### Dataset section
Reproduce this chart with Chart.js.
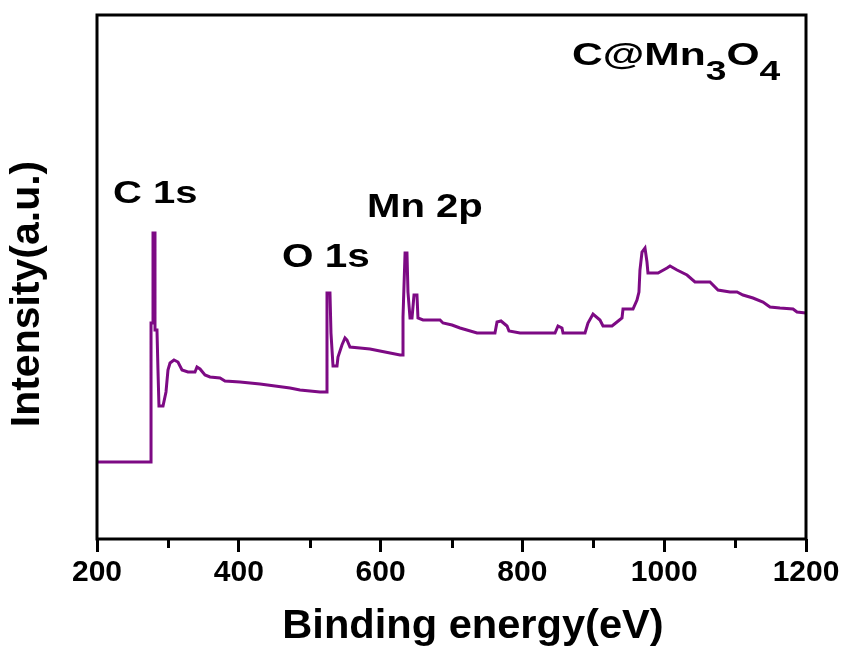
<!DOCTYPE html>
<html>
<head>
<meta charset="utf-8">
<script src="https://cdn.jsdelivr.net/npm/chart.js@4.4.1/dist/chart.umd.min.js"></script>
<style>
  html, body { margin: 0; padding: 0; background: #fff; }
  #wrap { width: 847px; height: 655px; }
</style>
</head>
<body>
<div id="wrap"><canvas id="xps"></canvas></div>
<script>
// XPS survey spectrum of C@Mn3O4: binding energy (eV) vs. intensity (a.u.)
const energy = [
  200, 276.2, 276.2, 279, 279, 281.8, 281.8, 284.6, 286, 287.4,
  293.1, 297.3, 300.1, 303, 308.6, 314.2, 319.9, 328.3, 338.2, 341,
  345.3, 352.3, 359.4, 373.5, 380.5, 401.7, 415.8, 429.9, 451.1, 472.2,
  486.3, 500.4, 514.5, 524.4, 524.4, 528.6, 530, 532.9, 538.5, 539.9,
  545.5, 549.8, 552.6, 556.8, 570.9, 585, 599.1, 613.3, 627.4, 631.6,
  631.6, 634.5, 637.2, 638.6, 641.5, 644.3, 647.1, 651.3, 652.7, 659.8,
  683.8, 688, 700.7, 712, 736, 761.3, 764.2, 769.8, 778.3, 781.1,
  796.6, 846, 850.2, 855.8, 857.3, 888.3, 892.5, 899.6, 909.4, 913.7,
  926.4, 933.4, 940.5, 941.9, 956, 961.6, 964.4, 965.8, 968.7, 972.9,
  975.7, 977.1, 991.3, 1004, 1008.2, 1018.1, 1032.2, 1043.4, 1064.6, 1075.9,
  1092.8, 1102.7, 1111.1, 1125.2, 1139.3, 1149.2, 1163.3, 1181.7, 1187.3, 1200
];
const intensity = [
  77, 77, 216, 216, 306, 306, 209, 209, 169, 133,
  133, 147, 169, 176, 179, 177, 169, 167, 167, 172,
  170, 164, 162, 161, 158, 157, 156, 155, 153, 151,
  149, 148, 147, 147, 246, 246, 206, 173, 173, 182,
  194, 201, 199, 192, 191, 190, 188, 186, 184, 184,
  222, 286, 286, 247, 221, 221, 244, 244, 221, 219,
  219, 216, 214, 211, 206, 206, 217, 218, 213, 208,
  206, 206, 213, 211, 206, 206, 216, 225, 219, 213,
  213, 217, 221, 230, 230, 239, 247, 269, 287, 291,
  277, 266, 266, 271, 273, 269, 264, 257, 257, 249,
  247, 247, 244, 241, 237, 232, 231, 230, 227, 226
];
const energyTicksMajor = [200, 400, 600, 800, 1000, 1200];
const energyTicksMinor = [300, 500, 700, 900, 1100];

// peak / sample labels, anchored at (eV, intensity) of their left baseline
const peakLabels = ['C 1s', 'O 1s', 'Mn 2p'];
const peakLabelEnergy = [222.6, 461.0, 580.8];
const peakLabelIntensity = [336, 272, 322];

const FONT = '"Liberation Sans", Arial, Helvetica, sans-serif';

const points = energy.map((e, i) => ({ x: e, y: intensity[i] }));

const decorations = {
  id: 'decorations',
  afterDraw(chart) {
    const { ctx, chartArea: a, scales: { x, y } } = chart;
    ctx.save();

    // minor ticks on the energy axis
    ctx.strokeStyle = '#000';
    ctx.lineWidth = 3;
    ctx.beginPath();
    energyTicksMinor.forEach(v => {
      const px = Math.round(x.getPixelForValue(v)) + 0.5;
      ctx.moveTo(px, a.bottom);
      ctx.lineTo(px, a.bottom + 9);
    });
    ctx.stroke();

    // frame around the plot
    ctx.lineWidth = 3;
    ctx.strokeRect(a.left, a.top, a.right - a.left, a.bottom - a.top);

    ctx.fillStyle = '#000';
    const stretched = (text, px, py, size, sx) => {
      ctx.save();
      ctx.translate(px, py);
      ctx.scale(sx, 1);
      ctx.font = `bold ${size}px ${FONT}`;
      ctx.textAlign = 'left';
      ctx.textBaseline = 'alphabetic';
      ctx.fillText(text, 0, 0);
      ctx.restore();
    };

    // peak assignments
    const sizes = [32, 34, 34];
    const sxs = [1.25, 1.19, 1.18];
    peakLabels.forEach((t, i) => {
      stretched(t, x.getPixelForValue(peakLabelEnergy[i]), y.getPixelForValue(peakLabelIntensity[i]), sizes[i], sxs[i]);
    });

    // sample name with subscripts
    let px = x.getPixelForValue(870.1);
    const py = y.getPixelForValue(474);
    const sx = 1.33;
    const parts = [
      { t: 'C@Mn', size: 32, dy: 0 },
      { t: '3', size: 28, dy: 15 },
      { t: 'O', size: 32, dy: 0 },
      { t: '4', size: 28, dy: 15 }
    ];
    parts.forEach(p => {
      stretched(p.t, px, py + p.dy, p.size, sx);
      ctx.font = `bold ${p.size}px ${FONT}`;
      px += ctx.measureText(p.t).width * sx;
    });

    // axis titles
    ctx.save();
    ctx.font = `bold 40px ${FONT}`;
    ctx.textAlign = 'center';
    ctx.textBaseline = 'middle';
    ctx.translate(473, 627);
    ctx.scale(1.04, 1);
    ctx.fillText('Binding energy(eV)', 0, 0);
    ctx.restore();

    ctx.save();
    ctx.font = `bold 41px ${FONT}`;
    ctx.textAlign = 'center';
    ctx.textBaseline = 'middle';
    ctx.translate(28, 294);
    ctx.rotate(-Math.PI / 2);
    ctx.fillText('Intensity(a.u.)', 0, 0);
    ctx.restore();

    ctx.restore();
  }
};

new Chart(document.getElementById('xps'), {
  type: 'line',
  data: {
    datasets: [{
      data: points,
      borderColor: '#7d0a84',
      borderWidth: 3,
      pointRadius: 0,
      tension: 0,
      fill: false,
      borderJoinStyle: 'miter'
    }]
  },
  options: {
    responsive: true,
    maintainAspectRatio: false,
    animation: false,
    devicePixelRatio: 1,
    layout: { padding: { left: 97, right: 41, top: 15, bottom: 0 } },
    plugins: { legend: { display: false }, tooltip: { enabled: false } },
    scales: {
      x: {
        type: 'linear',
        min: 200,
        max: 1200,
        afterBuildTicks: s => { s.ticks = energyTicksMajor.map(v => ({ value: v })); },
        afterFit: s => { s.height = 116; },
        border: { display: false },
        grid: {
          display: true,
          drawOnChartArea: false,
          drawTicks: true,
          tickLength: 13,
          color: '#000',
          lineWidth: 3
        },
        ticks: {
          autoSkip: false,
          maxRotation: 0,
          padding: 3,
          color: '#000',
          font: { family: FONT, size: 30, weight: 'bold' },
          callback: v => String(v)
        }
      },
      y: {
        display: false,
        min: 0,
        max: 524
      }
    }
  },
  plugins: [decorations]
});
</script>
</body>
</html>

### Exercise objective
Reproduce the data above in full, exactly as it is, with the pictures left out.

### Answer for this exercise
Reproduce this chart with Chart.js.
<!DOCTYPE html>
<html>
<head>
<meta charset="utf-8">
<script src="https://cdn.jsdelivr.net/npm/chart.js@4.4.1/dist/chart.umd.min.js"></script>
<style>
  html, body { margin: 0; padding: 0; background: #fff; }
  #wrap { width: 847px; height: 655px; }
</style>
</head>
<body>
<div id="wrap"><canvas id="xps"></canvas></div>
<script>
// XPS survey spectrum of C@Mn3O4: binding energy (eV) vs. intensity (a.u.)
const energy = [
  200, 276.2, 276.2, 279, 279, 281.8, 281.8, 284.6, 286, 287.4,
  293.1, 297.3, 300.1, 303, 308.6, 314.2, 319.9, 328.3, 338.2, 341,
  345.3, 352.3, 359.4, 373.5, 380.5, 401.7, 415.8, 429.9, 451.1, 472.2,
  486.3, 500.4, 514.5, 524.4, 524.4, 528.6, 530, 532.9, 538.5, 539.9,
  545.5, 549.8, 552.6, 556.8, 570.9, 585, 599.1, 613.3, 627.4, 631.6,
  631.6, 634.5, 637.2, 638.6, 641.5, 644.3, 647.1, 651.3, 652.7, 659.8,
  683.8, 688, 700.7, 712, 736, 761.3, 764.2, 769.8, 778.3, 781.1,
  796.6, 846, 850.2, 855.8, 857.3, 888.3, 892.5, 899.6, 909.4, 913.7,
  926.4, 933.4, 940.5, 941.9, 956, 961.6, 964.4, 965.8, 968.7, 972.9,
  975.7, 977.1, 991.3, 1004, 1008.2, 1018.1, 1032.2, 1043.4, 1064.6, 1075.9,
  1092.8, 1102.7, 1111.1, 1125.2, 1139.3, 1149.2, 1163.3, 1181.7, 1187.3, 1200
];
const intensity = [
  77, 77, 216, 216, 306, 306, 209, 209, 169, 133,
  133, 147, 169, 176, 179, 177, 169, 167, 167, 172,
  170, 164, 162, 161, 158, 157, 156, 155, 153, 151,
  149, 148, 147, 147, 246, 246, 206, 173, 173, 182,
  194, 201, 199, 192, 191, 190, 188, 186, 184, 184,
  222, 286, 286, 247, 221, 221, 244, 244, 221, 219,
  219, 216, 214, 211, 206, 206, 217, 218, 213, 208,
  206, 206, 213, 211, 206, 206, 216, 225, 219, 213,
  213, 217, 221, 230, 230, 239, 247, 269, 287, 291,
  277, 266, 266, 271, 273, 269, 264, 257, 257, 249,
  247, 247, 244, 241, 237, 232, 231, 230, 227, 226
];
const energyTicksMajor = [200, 400, 600, 800, 1000, 1200];
const energyTicksMinor = [300, 500, 700, 900, 1100];

// peak / sample labels, anchored at (eV, intensity) of their left baseline
const peakLabels = ['C 1s', 'O 1s', 'Mn 2p'];
const peakLabelEnergy = [222.6, 461.0, 580.8];
const peakLabelIntensity = [336, 272, 322];

const FONT = '"Liberation Sans", Arial, Helvetica, sans-serif';

const points = energy.map((e, i) => ({ x: e, y: intensity[i] }));

const decorations = {
  id: 'decorations',
  afterDraw(chart) {
    const { ctx, chartArea: a, scales: { x, y } } = chart;
    ctx.save();

    // minor ticks on the energy axis
    ctx.strokeStyle = '#000';
    ctx.lineWidth = 3;
    ctx.beginPath();
    energyTicksMinor.forEach(v => {
      const px = Math.round(x.getPixelForValue(v)) + 0.5;
      ctx.moveTo(px, a.bottom);
      ctx.lineTo(px, a.bottom + 9);
    });
    ctx.stroke();

    // frame around the plot
    ctx.lineWidth = 3;
    ctx.strokeRect(a.left, a.top, a.right - a.left, a.bottom - a.top);

    ctx.fillStyle = '#000';
    const stretched = (text, px, py, size, sx) => {
      ctx.save();
      ctx.translate(px, py);
      ctx.scale(sx, 1);
      ctx.font = `bold ${size}px ${FONT}`;
      ctx.textAlign = 'left';
      ctx.textBaseline = 'alphabetic';
      ctx.fillText(text, 0, 0);
      ctx.restore();
    };

    // peak assignments
    const sizes = [32, 34, 34];
    const sxs = [1.25, 1.19, 1.18];
    peakLabels.forEach((t, i) => {
      stretched(t, x.getPixelForValue(peakLabelEnergy[i]), y.getPixelForValue(peakLabelIntensity[i]), sizes[i], sxs[i]);
    });

    // sample name with subscripts
    let px = x.getPixelForValue(870.1);
    const py = y.getPixelForValue(474);
    const sx = 1.33;
    const parts = [
      { t: 'C@Mn', size: 32, dy: 0 },
      { t: '3', size: 28, dy: 15 },
      { t: 'O', size: 32, dy: 0 },
      { t: '4', size: 28, dy: 15 }
    ];
    parts.forEach(p => {
      stretched(p.t, px, py + p.dy, p.size, sx);
      ctx.font = `bold ${p.size}px ${FONT}`;
      px += ctx.measureText(p.t).width * sx;
    });

    // axis titles
    ctx.save();
    ctx.font = `bold 40px ${FONT}`;
    ctx.textAlign = 'center';
    ctx.textBaseline = 'middle';
    ctx.translate(473, 627);
    ctx.scale(1.04, 1);
    ctx.fillText('Binding energy(eV)', 0, 0);
    ctx.restore();

    ctx.save();
    ctx.font = `bold 41px ${FONT}`;
    ctx.textAlign = 'center';
    ctx.textBaseline = 'middle';
    ctx.translate(28, 294);
    ctx.rotate(-Math.PI / 2);
    ctx.fillText('Intensity(a.u.)', 0, 0);
    ctx.restore();

    ctx.restore();
  }
};

new Chart(document.getElementById('xps'), {
  type: 'line',
  data: {
    datasets: [{
      data: points,
      borderColor: '#7d0a84',
      borderWidth: 3,
      pointRadius: 0,
      tension: 0,
      fill: false,
      borderJoinStyle: 'miter'
    }]
  },
  options: {
    responsive: true,
    maintainAspectRatio: false,
    animation: false,
    devicePixelRatio: 1,
    layout: { padding: { left: 97, right: 41, top: 15, bottom: 0 } },
    plugins: { legend: { display: false }, tooltip: { enabled: false } },
    scales: {
      x: {
        type: 'linear',
        min: 200,
        max: 1200,
        afterBuildTicks: s => { s.ticks = energyTicksMajor.map(v => ({ value: v })); },
        afterFit: s => { s.height = 116; },
        border: { display: false },
        grid: {
          display: true,
          drawOnChartArea: false,
          drawTicks: true,
          tickLength: 13,
          color: '#000',
          lineWidth: 3
        },
        ticks: {
          autoSkip: false,
          maxRotation: 0,
          padding: 3,
          color: '#000',
          font: { family: FONT, size: 30, weight: 'bold' },
          callback: v => String(v)
        }
      },
      y: {
        display: false,
        min: 0,
        max: 524
      }
    }
  },
  plugins: [decorations]
});
</script>
</body>
</html>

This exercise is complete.